_Exercise_
Read the material below. Count the lines containing "this" and give that count alone.

_Data entries_

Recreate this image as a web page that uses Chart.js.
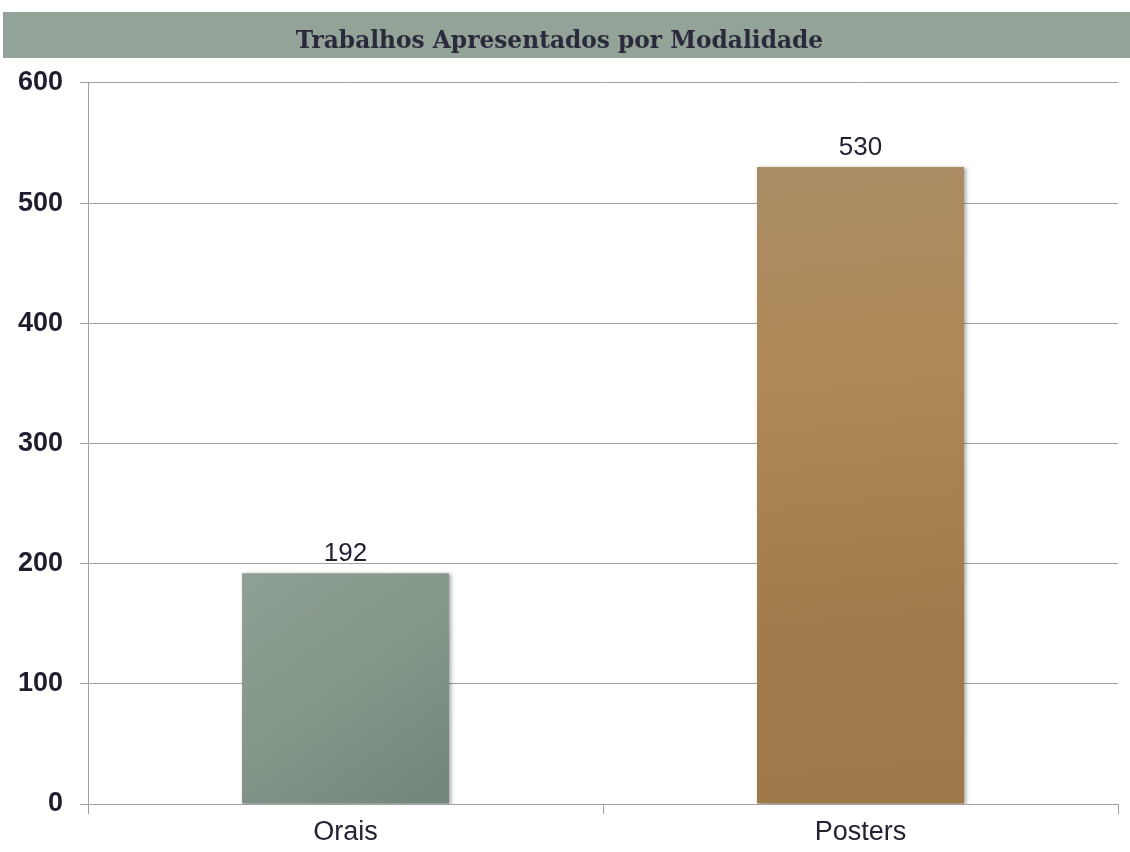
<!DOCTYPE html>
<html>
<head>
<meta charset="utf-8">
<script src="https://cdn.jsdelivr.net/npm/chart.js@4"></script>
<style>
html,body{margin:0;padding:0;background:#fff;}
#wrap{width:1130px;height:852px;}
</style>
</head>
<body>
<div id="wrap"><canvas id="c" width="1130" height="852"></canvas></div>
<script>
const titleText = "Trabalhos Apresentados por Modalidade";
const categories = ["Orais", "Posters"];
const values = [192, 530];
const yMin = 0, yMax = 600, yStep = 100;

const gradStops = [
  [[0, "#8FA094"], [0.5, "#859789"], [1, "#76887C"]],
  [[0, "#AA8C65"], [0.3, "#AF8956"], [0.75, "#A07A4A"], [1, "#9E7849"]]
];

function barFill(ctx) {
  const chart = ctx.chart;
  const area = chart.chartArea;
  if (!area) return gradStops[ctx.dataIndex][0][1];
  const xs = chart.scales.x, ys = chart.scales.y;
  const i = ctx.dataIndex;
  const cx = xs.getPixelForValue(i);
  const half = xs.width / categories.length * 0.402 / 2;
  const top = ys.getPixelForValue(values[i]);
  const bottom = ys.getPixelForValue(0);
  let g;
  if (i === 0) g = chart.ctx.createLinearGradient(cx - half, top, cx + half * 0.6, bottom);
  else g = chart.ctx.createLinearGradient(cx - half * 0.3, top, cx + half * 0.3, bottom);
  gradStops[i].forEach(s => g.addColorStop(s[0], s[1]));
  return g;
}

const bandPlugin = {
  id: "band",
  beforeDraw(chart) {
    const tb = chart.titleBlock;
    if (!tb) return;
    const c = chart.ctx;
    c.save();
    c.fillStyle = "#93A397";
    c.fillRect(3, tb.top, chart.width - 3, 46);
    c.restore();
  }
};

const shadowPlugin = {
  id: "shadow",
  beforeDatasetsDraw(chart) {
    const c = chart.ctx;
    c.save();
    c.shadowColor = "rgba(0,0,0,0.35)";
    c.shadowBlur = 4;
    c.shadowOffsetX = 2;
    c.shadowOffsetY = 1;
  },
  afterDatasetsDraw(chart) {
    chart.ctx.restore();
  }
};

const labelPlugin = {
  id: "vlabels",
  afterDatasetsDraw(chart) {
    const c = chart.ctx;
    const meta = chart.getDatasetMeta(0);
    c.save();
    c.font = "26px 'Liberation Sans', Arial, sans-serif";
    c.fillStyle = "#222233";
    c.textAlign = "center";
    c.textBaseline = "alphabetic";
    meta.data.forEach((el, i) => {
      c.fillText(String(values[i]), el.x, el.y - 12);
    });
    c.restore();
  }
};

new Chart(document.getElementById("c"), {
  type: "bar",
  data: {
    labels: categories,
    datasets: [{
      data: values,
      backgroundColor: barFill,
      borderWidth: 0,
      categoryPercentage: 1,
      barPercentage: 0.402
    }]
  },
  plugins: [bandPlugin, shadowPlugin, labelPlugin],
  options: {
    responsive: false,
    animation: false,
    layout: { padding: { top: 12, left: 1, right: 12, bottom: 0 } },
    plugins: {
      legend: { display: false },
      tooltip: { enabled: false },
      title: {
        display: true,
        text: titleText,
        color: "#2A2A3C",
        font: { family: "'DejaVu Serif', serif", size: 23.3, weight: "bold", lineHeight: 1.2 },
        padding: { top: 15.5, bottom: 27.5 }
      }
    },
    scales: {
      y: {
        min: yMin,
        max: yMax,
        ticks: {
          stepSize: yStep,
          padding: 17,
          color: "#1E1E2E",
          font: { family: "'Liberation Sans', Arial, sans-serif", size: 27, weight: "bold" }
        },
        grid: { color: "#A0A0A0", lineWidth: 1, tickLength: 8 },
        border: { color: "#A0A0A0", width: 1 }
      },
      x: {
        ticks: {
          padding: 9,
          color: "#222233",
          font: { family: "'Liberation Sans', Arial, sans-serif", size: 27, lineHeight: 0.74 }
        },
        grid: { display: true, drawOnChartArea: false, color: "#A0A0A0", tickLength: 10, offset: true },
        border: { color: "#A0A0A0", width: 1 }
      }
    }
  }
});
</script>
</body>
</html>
---
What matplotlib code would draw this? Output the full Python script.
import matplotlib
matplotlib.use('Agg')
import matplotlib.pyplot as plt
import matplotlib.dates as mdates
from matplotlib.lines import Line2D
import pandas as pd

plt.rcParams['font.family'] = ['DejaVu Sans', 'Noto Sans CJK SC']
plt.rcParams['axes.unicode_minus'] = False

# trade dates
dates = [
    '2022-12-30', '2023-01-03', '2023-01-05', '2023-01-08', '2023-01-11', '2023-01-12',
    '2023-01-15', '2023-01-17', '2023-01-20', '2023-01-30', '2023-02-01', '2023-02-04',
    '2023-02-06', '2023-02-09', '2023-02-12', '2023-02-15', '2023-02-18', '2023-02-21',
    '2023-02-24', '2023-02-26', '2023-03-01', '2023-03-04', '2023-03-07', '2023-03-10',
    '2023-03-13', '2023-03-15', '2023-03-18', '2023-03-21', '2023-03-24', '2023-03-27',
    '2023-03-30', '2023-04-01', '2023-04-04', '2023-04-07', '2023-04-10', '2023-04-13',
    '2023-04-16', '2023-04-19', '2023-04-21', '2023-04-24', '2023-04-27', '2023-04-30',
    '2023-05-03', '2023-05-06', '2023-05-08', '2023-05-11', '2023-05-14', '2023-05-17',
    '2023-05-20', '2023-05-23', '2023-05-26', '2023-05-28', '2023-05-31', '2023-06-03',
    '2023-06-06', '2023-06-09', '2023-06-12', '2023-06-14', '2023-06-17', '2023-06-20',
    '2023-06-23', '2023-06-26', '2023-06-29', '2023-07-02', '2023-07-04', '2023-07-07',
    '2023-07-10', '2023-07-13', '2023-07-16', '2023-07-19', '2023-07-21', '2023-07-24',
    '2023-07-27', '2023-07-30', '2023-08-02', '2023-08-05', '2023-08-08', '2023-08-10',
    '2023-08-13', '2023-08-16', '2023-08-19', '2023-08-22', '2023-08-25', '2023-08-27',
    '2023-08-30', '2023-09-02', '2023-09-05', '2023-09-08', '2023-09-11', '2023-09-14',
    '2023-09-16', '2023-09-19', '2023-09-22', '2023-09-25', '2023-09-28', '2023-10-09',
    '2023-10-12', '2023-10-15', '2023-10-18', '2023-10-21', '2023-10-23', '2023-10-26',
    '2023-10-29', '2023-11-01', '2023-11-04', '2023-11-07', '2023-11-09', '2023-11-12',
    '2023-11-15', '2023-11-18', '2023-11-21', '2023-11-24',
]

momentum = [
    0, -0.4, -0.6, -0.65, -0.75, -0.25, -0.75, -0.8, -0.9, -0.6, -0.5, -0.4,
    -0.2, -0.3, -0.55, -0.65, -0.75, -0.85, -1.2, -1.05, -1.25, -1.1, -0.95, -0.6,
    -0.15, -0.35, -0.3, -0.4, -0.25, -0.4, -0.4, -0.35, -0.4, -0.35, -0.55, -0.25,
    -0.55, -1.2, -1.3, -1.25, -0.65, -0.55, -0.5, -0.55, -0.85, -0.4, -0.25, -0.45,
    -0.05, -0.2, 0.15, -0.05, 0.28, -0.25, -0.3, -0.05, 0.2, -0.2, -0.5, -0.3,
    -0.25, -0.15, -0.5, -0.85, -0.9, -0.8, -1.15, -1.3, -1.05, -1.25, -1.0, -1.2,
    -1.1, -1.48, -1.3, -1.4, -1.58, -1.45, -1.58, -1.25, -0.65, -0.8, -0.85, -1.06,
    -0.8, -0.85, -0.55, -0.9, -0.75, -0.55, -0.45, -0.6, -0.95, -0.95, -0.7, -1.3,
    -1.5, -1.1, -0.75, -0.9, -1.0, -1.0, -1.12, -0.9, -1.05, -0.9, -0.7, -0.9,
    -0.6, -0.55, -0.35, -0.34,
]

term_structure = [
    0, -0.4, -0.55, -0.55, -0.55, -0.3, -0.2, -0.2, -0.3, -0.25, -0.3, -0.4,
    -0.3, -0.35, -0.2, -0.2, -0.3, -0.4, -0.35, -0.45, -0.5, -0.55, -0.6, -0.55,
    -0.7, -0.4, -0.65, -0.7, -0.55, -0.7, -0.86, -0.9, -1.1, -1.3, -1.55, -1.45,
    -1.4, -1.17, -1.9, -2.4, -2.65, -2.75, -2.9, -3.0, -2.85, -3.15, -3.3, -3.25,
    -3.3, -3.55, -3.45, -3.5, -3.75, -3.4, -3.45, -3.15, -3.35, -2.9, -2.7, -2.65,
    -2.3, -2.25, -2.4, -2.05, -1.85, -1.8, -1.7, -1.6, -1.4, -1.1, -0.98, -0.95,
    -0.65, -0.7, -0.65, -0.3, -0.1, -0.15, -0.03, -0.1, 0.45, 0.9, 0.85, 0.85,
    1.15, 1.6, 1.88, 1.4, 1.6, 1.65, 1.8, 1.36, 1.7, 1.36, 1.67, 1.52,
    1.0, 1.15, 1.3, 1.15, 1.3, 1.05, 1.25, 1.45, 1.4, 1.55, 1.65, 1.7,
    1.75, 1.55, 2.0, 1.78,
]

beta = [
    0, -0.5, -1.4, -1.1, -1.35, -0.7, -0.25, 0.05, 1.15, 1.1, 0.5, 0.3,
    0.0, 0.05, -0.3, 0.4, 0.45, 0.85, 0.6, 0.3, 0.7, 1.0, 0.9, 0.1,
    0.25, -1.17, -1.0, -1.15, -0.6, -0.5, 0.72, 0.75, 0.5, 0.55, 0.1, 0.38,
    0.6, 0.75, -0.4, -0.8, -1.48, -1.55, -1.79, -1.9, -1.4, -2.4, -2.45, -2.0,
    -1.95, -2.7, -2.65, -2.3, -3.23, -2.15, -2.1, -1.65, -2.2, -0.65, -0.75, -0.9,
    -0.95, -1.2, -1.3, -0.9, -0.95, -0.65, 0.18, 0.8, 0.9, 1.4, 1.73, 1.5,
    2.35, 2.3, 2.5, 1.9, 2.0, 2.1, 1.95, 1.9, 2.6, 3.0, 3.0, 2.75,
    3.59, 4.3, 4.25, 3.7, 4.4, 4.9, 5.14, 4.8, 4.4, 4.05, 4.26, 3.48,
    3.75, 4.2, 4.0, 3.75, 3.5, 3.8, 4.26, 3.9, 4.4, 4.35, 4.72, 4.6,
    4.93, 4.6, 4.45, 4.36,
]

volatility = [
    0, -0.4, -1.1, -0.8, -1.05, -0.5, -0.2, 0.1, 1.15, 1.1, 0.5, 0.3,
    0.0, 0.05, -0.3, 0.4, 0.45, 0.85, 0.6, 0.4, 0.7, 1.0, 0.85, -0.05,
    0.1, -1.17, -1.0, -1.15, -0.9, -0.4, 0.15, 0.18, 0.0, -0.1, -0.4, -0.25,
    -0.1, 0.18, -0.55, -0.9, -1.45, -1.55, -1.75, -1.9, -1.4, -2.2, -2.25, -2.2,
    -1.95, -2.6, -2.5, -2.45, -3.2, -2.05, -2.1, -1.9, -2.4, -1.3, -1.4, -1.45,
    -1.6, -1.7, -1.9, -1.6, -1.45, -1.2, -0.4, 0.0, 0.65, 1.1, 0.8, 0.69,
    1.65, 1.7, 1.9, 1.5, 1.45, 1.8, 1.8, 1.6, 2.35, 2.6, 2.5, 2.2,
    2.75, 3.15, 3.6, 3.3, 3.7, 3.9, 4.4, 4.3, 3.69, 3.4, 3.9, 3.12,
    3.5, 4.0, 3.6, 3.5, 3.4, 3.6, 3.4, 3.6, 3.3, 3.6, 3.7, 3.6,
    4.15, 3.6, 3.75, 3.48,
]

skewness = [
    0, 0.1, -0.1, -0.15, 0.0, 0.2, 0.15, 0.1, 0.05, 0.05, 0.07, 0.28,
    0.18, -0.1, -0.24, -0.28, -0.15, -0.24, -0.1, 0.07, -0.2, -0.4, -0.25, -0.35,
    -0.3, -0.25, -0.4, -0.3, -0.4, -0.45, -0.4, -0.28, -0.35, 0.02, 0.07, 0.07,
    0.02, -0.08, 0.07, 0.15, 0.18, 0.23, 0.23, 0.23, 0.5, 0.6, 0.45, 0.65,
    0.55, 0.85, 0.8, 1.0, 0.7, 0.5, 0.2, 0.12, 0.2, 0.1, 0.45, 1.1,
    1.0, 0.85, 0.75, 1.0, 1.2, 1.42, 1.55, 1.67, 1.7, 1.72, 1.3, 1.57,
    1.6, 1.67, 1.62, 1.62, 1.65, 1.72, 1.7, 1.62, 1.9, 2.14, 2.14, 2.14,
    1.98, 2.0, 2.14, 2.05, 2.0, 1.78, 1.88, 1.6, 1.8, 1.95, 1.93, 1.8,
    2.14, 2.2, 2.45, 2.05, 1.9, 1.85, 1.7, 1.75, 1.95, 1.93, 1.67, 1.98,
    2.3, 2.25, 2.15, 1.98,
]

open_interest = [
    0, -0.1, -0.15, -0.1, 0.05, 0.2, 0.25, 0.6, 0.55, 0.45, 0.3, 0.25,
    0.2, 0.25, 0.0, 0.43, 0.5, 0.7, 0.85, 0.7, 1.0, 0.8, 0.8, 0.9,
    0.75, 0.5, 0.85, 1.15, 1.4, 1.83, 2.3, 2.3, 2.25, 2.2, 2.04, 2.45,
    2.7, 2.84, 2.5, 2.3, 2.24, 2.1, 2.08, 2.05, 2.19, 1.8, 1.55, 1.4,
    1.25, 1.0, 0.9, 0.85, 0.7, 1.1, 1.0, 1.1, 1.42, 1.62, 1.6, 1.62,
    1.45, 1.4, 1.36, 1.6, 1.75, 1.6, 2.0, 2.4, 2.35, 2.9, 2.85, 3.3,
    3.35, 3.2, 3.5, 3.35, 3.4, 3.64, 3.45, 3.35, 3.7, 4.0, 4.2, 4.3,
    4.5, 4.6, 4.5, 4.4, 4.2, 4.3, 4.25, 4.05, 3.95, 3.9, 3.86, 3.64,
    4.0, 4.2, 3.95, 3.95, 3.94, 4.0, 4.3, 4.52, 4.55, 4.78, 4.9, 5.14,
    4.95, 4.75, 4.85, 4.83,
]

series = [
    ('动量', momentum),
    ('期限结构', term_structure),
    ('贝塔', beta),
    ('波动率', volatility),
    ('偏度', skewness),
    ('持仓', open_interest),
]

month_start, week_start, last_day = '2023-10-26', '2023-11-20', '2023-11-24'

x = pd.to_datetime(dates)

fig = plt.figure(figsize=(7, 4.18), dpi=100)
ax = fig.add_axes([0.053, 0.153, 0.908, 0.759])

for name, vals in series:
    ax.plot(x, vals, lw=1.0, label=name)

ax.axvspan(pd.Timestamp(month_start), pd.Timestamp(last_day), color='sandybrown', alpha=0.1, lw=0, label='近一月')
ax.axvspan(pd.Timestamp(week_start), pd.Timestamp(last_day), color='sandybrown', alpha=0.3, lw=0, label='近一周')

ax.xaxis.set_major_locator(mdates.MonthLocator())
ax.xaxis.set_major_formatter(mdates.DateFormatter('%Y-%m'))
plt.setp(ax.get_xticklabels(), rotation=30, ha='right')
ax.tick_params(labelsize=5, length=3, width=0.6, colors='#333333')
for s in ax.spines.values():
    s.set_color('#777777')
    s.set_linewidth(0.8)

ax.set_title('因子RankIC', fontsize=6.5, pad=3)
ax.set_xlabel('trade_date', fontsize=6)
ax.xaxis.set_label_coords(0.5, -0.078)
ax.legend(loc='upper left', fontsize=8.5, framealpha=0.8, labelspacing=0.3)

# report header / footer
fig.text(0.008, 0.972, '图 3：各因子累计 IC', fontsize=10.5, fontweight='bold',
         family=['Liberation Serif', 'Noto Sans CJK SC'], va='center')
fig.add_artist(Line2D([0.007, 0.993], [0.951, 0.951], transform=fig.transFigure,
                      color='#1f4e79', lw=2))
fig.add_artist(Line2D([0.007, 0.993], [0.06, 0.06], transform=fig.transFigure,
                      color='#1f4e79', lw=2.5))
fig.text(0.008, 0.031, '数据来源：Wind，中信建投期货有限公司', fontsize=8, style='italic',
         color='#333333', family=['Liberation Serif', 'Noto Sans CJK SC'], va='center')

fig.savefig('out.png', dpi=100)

_Right answer_
2